The International Manufacturing Technology Show (IMTS), which runs Sept. 10-15, 2018 in Chicago, will include exhibits highlighting cobots.
No, that’s not a typo: “cobot” is a new term meaning “collaborative robot.” The term refers to devices that allow people to work in closer collaboration with automation than previously possible. Advances in software, control and sensor technology have enabled robots to stop when they “feel” something out of the ordinary, leading to greater safety in functioning alongside human workers.
According to Mike Cicco, president and CEO of FANUC America Corporation and a board member of the Association for Manufacturing Technology (AMT), which owns and produces IMTS, cobots are one of several emergent technologies that conference attendees should explore.

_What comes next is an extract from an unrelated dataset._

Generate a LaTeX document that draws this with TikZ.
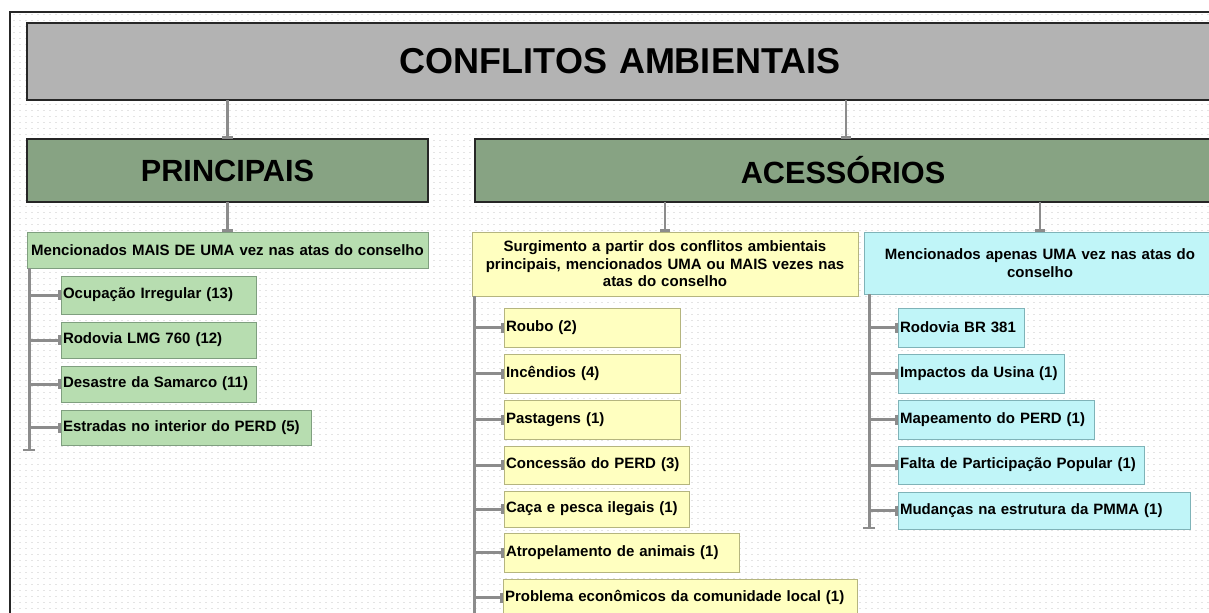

Cicco envisions a work cell where a robot could tend to computer numerical control (CNC), such as for loading and unloading on long part runs. The cobot could function without the need for additional guarding, while human operators could go about their routine without safety concerns. The cobot could be pushed to the side or moved to another cell for small batches or other instances where manually tending the CNC makes sense.
Mobility is also an important part of the emerging trends. “Equipment used to be bolted to the floor, but now there is a whole slew of what people are calling mobile robots, which pairs an automated guided vehicle with an articulated arm robot,” said Cicco. Mobile robot platforms can also be used to deliver parts to robots and automated cells, allowing a single robot to tend multiple machines.
The new mobile robot generation eliminates the need for re-teaching movement points when a robot is relocated. A vision system that captures images of reference dots placed on the CNC can be used to quickly recalibrate a robot’s “teach points” — potentially saving hours of programming time.
Before one draws the conclusion that such advances mean that robots will soon be taking over the world, it might be useful to consider what’s actually happening in industry: robots are taking over dull, repetitive and dangerous tasks to free scarce human resources to focus on other, typically more fulfilling jobs.
Along those lines, however, Cicco notes that the industry is running into a shortage of robotic talent. Just as job shops and manufacturers cannot find people who want to become machinists, they are having a hard time finding people to program and maintain robots.
“We want to change the mindset so people view automation as a new career opportunity or see how it enhances their current job,” Cicco said. “That’s true whether someone is a high school student, assembly worker, technician, shop owner or a PhD candidate.”